Recently there have been several articles in the news about fake babies, a Japanese phenomenon that apparently has caught on here and in Britain, especially among older childless women.
Some women dress the dolls, wash their hair, take them for walks in strollers and take them shopping.
One woman in the BBC documentary, married and in her 40s, said she wanted a real baby, but was too busy to commit to caring for a real one. A reborn doll satisfies her maternal instincts, she said, without all the carrying on and mess. Reborns, she said, “never grow out of their clothes, never soil them. It's just fabulous. The only difference, of course, is these guys don't move.”

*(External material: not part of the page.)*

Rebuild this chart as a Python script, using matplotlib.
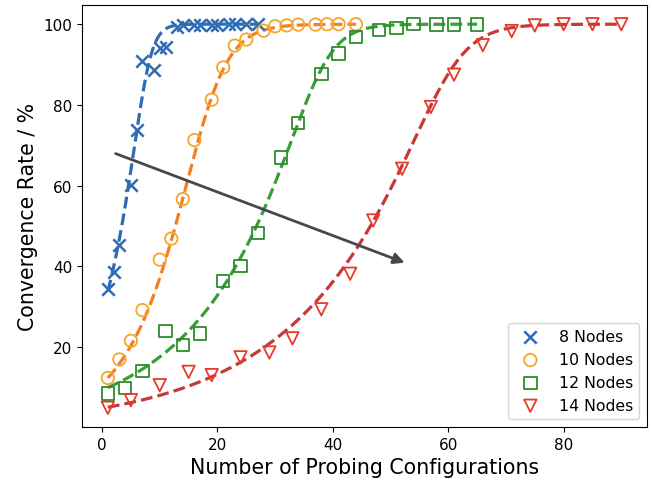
import numpy as np
import matplotlib.pyplot as plt

# measured convergence rates
x8 = [1, 2, 3, 5, 6, 7, 9, 10, 11, 13, 14, 16, 17, 19, 20, 22, 23, 25, 27]
y8 = [34.5, 38.7, 45.3, 60.3, 73.7, 91.0, 88.6, 94.0, 94.4, 99.3, 99.7, 99.8, 99.8, 99.9, 99.9, 100, 100, 100, 100]

x10 = [1, 3, 5, 7, 10, 12, 14, 16, 19, 21, 23, 25, 28, 30, 32, 34, 37, 39, 41, 44]
y10 = [12.4, 17.0, 21.6, 29.2, 41.7, 46.9, 56.7, 71.3, 81.3, 89.3, 94.7, 96.2, 98.4, 99.5,
       99.7, 99.9, 99.9, 100, 100, 100]

x12 = [1, 4, 7, 11, 14, 17, 21, 24, 27, 31, 34, 38, 41, 44, 48, 51, 54, 58, 61, 65]
y12 = [8.5, 9.9, 14.1, 24.0, 20.5, 23.4, 36.4, 40.1, 48.3, 67.0, 75.6, 87.7, 92.7, 96.8,
       98.5, 99.1, 100, 99.9, 99.9, 99.9]

x14 = [1, 5, 10, 15, 19, 24, 29, 33, 38, 43, 47, 52, 57, 61, 66, 71, 75, 80, 85, 90]
y14 = [5.0, 6.9, 10.6, 13.9, 13.1, 17.5, 18.7, 22.2, 29.4, 38.2, 51.4, 64.2, 79.5, 87.5,
       94.8, 98.3, 99.7, 100, 100, 100]

labels = ['8 Nodes', '10 Nodes', '12 Nodes', '14 Nodes']
markers = ['x', 'o', 's', 'v']
marker_colors = ['#2f6cb3', '#f5a52a', '#2e8b2e', '#e8392b']
line_colors = ['#2f6cb3', '#f47f20', '#35a034', '#c43a38']

# fitted curve parameters (k, x0, nu) for a Richards curve
fit_k = [0.82, 0.314, 0.35, 0.28]
fit_x0 = [7.6, 17.6, 37.8, 60.3]
fit_nu = [5.0, 2.5, 5.6, 5.6]


def richards(x, k, x0, nu):
    return 100 / (1 + np.exp(-k * (x - x0))) ** (1 / nu)


fig = plt.figure(figsize=(6.52, 4.85), dpi=100)
ax = fig.add_axes([0.126, 0.1175, 0.8663, 0.8701])

series = [(x8, y8), (x10, y10), (x12, y12), (x14, y14)]
for i, (xs, ys) in enumerate(series):
    xf = np.linspace(min(xs), max(xs), 300)
    ax.plot(xf, richards(xf, fit_k[i], fit_x0[i], fit_nu[i]), '--',
            color=line_colors[i], lw=2.3, zorder=2)
    if markers[i] == 'x':
        ax.scatter(xs, ys, marker='x', color=marker_colors[i], s=80,
                   linewidths=1.8, label=labels[i], zorder=3)
    else:
        ax.scatter(xs, ys, marker=markers[i], facecolors='none',
                   edgecolors=marker_colors[i], s=80, linewidths=1.3,
                   label=labels[i], zorder=3)

ax.annotate('', xy=(52.9, 40.7), xytext=(1.9, 68.2),
            arrowprops=dict(arrowstyle='-|>', color='#46484e', lw=2,
                            mutation_scale=16))

ax.set_xlabel('Number of Probing Configurations', fontsize=14.8)
ax.set_ylabel('Convergence Rate / %', fontsize=14.8)
ax.tick_params(labelsize=11)
ax.set_yticks([20, 40, 60, 80, 100])
ax.legend(loc='lower right', fontsize=11.3)

fig.savefig('out.png', dpi=100)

Of course this is very silly, grown women playing with dolls and pretending they are real children. All the wonder and joy of babies is in their being, their expressions, especially newborns- the satisfaction you can see on their faces when they poop, that coy smile when they are utterly content because they have a dry nappie and a full tummy of warm milk. Before I delivered, Mary was carrying around her doll in a car seat every day, but since Sunday, the doll baby has been abandoned in the middle of the hall, replaced with an almost constant mantra, "May I hold Julia Ellen?"
Of course she may kiss her good night and good morning, help change her itsy-bisty outfits, and help give her baths. She needs all this love and attention because she is real, so very real.